What message should we take from The Hobbit?
At the level of bald allegory, it is as instructive as a history lesson.
The Lonely Mountain is the ancient home of the Jews.
Just as the British did with the 1917 Balfour Declaration when it promised a state to the Jews, the very British, Bilbo Baggins, strives to ensure that the dwarves reclaim their ancient kingdom.
Jewish stereotypes abound.
Dwarves are really good at creating jewelry and working with gems.
Speaking with outsiders in the local language, but conversing among themselves in their own ancient tongue.

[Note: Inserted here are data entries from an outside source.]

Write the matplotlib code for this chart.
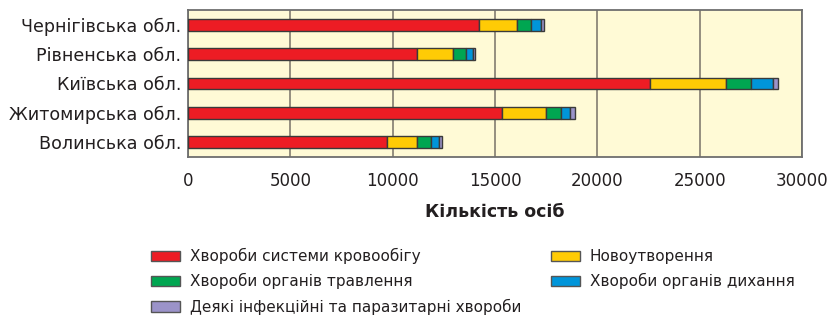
import matplotlib
matplotlib.use('Agg')
import matplotlib.pyplot as plt
import matplotlib.patches as mpatches
import numpy as np

plt.rcParams['font.family'] = ['DejaVu Sans']

# ── data ──────────────────────────────────────────────────────────────────────
regions = ['Чернігівська обл.', 'Рівненська обл.', 'Київська обл.',
           'Житомирська обл.', 'Волинська обл.']
circulatory = [14200, 11170, 22570, 15320, 9740]
neoplasms   = [1890, 1760, 3700, 2150, 1460]
digestive   = [670, 640, 1230, 750, 660]
respiratory = [510, 340, 1060, 460, 400]
infectious  = [130, 90, 260, 220, 160]

series = [
    ('Хвороби системи кровообігу', circulatory, '#ed1c24'),
    ('Новоутворення', neoplasms, '#ffcb05'),
    ('Хвороби органів травлення', digestive, '#00a651'),
    ('Хвороби органів дихання', respiratory, '#0095da'),
    ('Деякі інфекційні та паразитарні хвороби', infectious, '#9b93c9'),
]

fig = plt.figure(figsize=(8.31, 3.16), dpi=100, facecolor='white')
ax = fig.add_axes([188 / 831, 1 - 157 / 316, 614 / 831, 147 / 316])
ax.set_facecolor('#fffad6')

y = np.arange(len(regions))
left = np.zeros(len(regions))
for label, vals, color in series:
    ax.barh(y, vals, left=left, height=0.4, color=color,
            edgecolor='#3a3a3a', linewidth=1.0, zorder=3)
    left += np.array(vals)

ax.set_xlim(0, 30000)
ax.set_ylim(len(regions) - 0.5, -0.5)
ax.set_xticks(np.arange(0, 30001, 5000))
ax.set_yticks(y)
ax.set_yticklabels(regions, fontsize=12.6, color='#231f20')
ax.tick_params(axis='x', labelsize=12, colors='#231f20', length=0, pad=11)
ax.tick_params(axis='y', length=0, pad=5)
ax.grid(axis='x', color='#8c8678', linewidth=1.3, zorder=1)
for s in ax.spines.values():
    s.set_color('#6e6e6e')
    s.set_linewidth(1.3)

ax.set_xlabel('Кількість осіб', fontsize=12.5, fontweight='bold',
              color='#231f20', labelpad=9)

handles = [mpatches.Patch(facecolor=c, edgecolor='#555555', linewidth=1.0, label=l)
           for l, _, c in series]
leg_kw = dict(frameon=False, fontsize=11, handlelength=1.9, handleheight=0.65,
              handletextpad=0.65, labelspacing=0.6, borderaxespad=0,
              borderpad=0, labelcolor='#231f20')
fig.legend([handles[i] for i in (0, 2, 4)],
           [series[i][0] for i in (0, 2, 4)],
           loc='upper left', bbox_to_anchor=(151 / 831, 1 - 248 / 316),
           **leg_kw)
fig.legend([handles[i] for i in (1, 3)], [series[i][0] for i in (1, 3)],
           loc='upper left', bbox_to_anchor=(551 / 831, 1 - 249 / 316),
           **leg_kw)

fig.savefig('out.png', dpi=100, facecolor='white')
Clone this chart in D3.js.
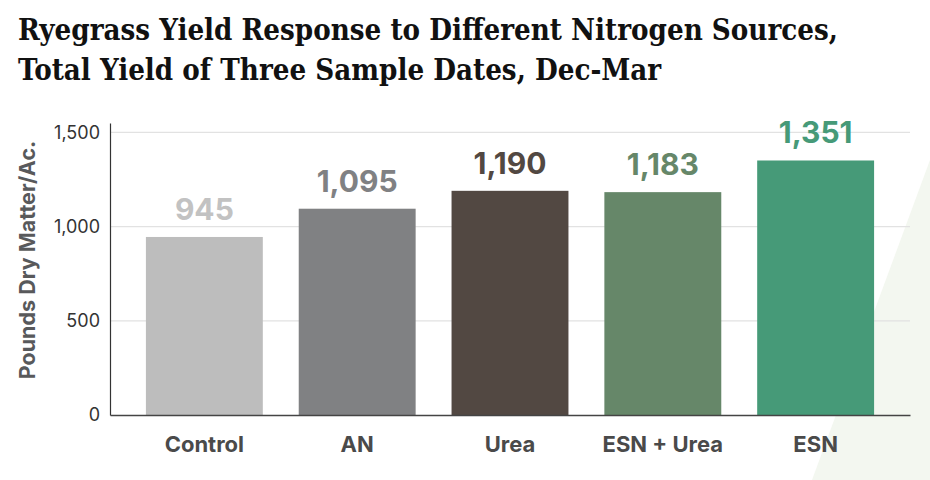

Obsessed with gold and adept at having others fight their battles for them, even the big noses and flowing beards might be considered a kind of clue.
The standard myth of exclusion is central to the tale, but remains frustratingly elusive in the plot.
Everyone who desires power becomes corrupted.
Greed for control undoes the soul.
Except for those who gain power at the end of the story, who apparently usher in a new golden age.
The drama of dead souls is always violence.
The sword is needed to excite those who can barely feel.
They must kill or witness killing in order to feel alive.
The soulless will always thirst for the lie that violence brings life, that violence brings freedom, that violence reforms the world.
These bodies will always rush out to slaughter for a myth, for a lie.
The lie is necessary for the kill, but the kill never makes the lie true.
It is not supposed to.
It is only supposed to appease the remnants of the conscience.
Most history is designed to erase history so that the same false promises can be made again and again with a straight face and swallowed without questions or skepticism.
Thus war is supposed to liberate when it is merely designed to protect and profit those in power.
The lie is that if we murder the dragon, we do not become the dragon.